The Federal Reserve reduced rates by 25 basis points today and suggested that its balance-sheet runoff might soon conclude, arguably the more significant development for Bitcoin.
With the overnight reverse repo facility nearly depleted at approximately $14 billion, any additional quantitative tightening now directly diminishes bank reserves.
This transition indicates that even minor adjustments to QT have substantial impacts on liquidity, real yields, and the dollar: the two macro factors most closely associated with Bitcoin’s performance this year.
Prior to the meeting, real yields had already decreased from summer peaks. The 10-year TIPS yield was around 1.7%, while five-year forward inflation expectations were close to 2.2%, indicating softer real rates and stable inflation.
The dollar index was near 99, significantly lower than early-year highs. Collectively, these trends created a favorable environment for liquidity once the Fed adopted a dovish stance.
Chair Powell’s remarks affirmed that the Fed considers policy to be “sufficiently restrictive” and is ready to modify QT to ensure “ample reserves.” This guidance is more significant for risk assets than the rate cut itself.
Research consistently indicates that forward guidance and balance-sheet expectations influence long-term real yields more than the policy rate, affecting risk appetite and ETF demand. A pause, or even discussions of one, reduces the opportunity cost of holding Bitcoin, weakens the dollar, and promotes inflows into spot BTC ETFs.
ETF data corroborate this connection. US spot Bitcoin funds recorded approximately $446 million in net inflows in the week leading up to the decision, reversing mid-month declines.
Previous FOMC cuts have demonstrated similar outcomes: softer real yields and a weaker dollar typically align with increased ETF creations in the following 48 hours.
With real yields declining and the dollar softening today, traders will be monitoring whether this trend continues into settlement at the week’s end.
The Fed’s balance sheet currently stands at about $6.6 trillion, down from a peak of $9 trillion, with reserves totaling around $3 trillion.

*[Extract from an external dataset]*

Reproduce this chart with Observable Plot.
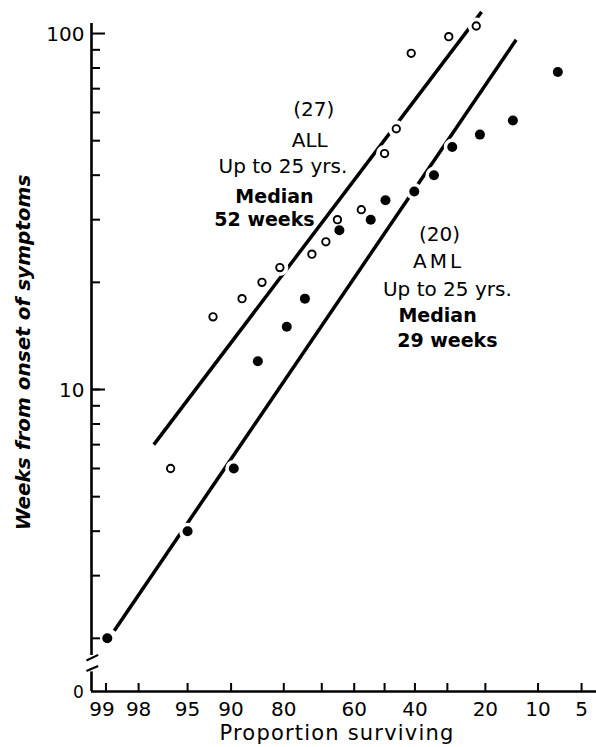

Powell’s speech on October 14 outlined this situation and positioned QT’s “endgame” as an ongoing discussion, another indication that liquidity tightening is nearing completion.
This is the framework within which Bitcoin operates: not the nominal funds rate, but whether system reserves are increasing or decreasing.
As QT comes to a close, additional dollars return to bank and market liquidity, indirectly stimulating risk-taking and crypto demand.
The key takeaway is that with RRP balances depleted and QT approaching its end, liquidity guidance—not the 25 bp cut—will influence real yields and the dollar, which are the primary factors driving Bitcoin’s short-term trajectory.
If Powell maintains a dovish tone and the QT pause narrative gains traction, anticipate real yields to decline, the dollar to weaken, and ETF inflows to rise: a favorable setup for BTC.
If he shifts towards a focus on inflation, those gains may likely diminish.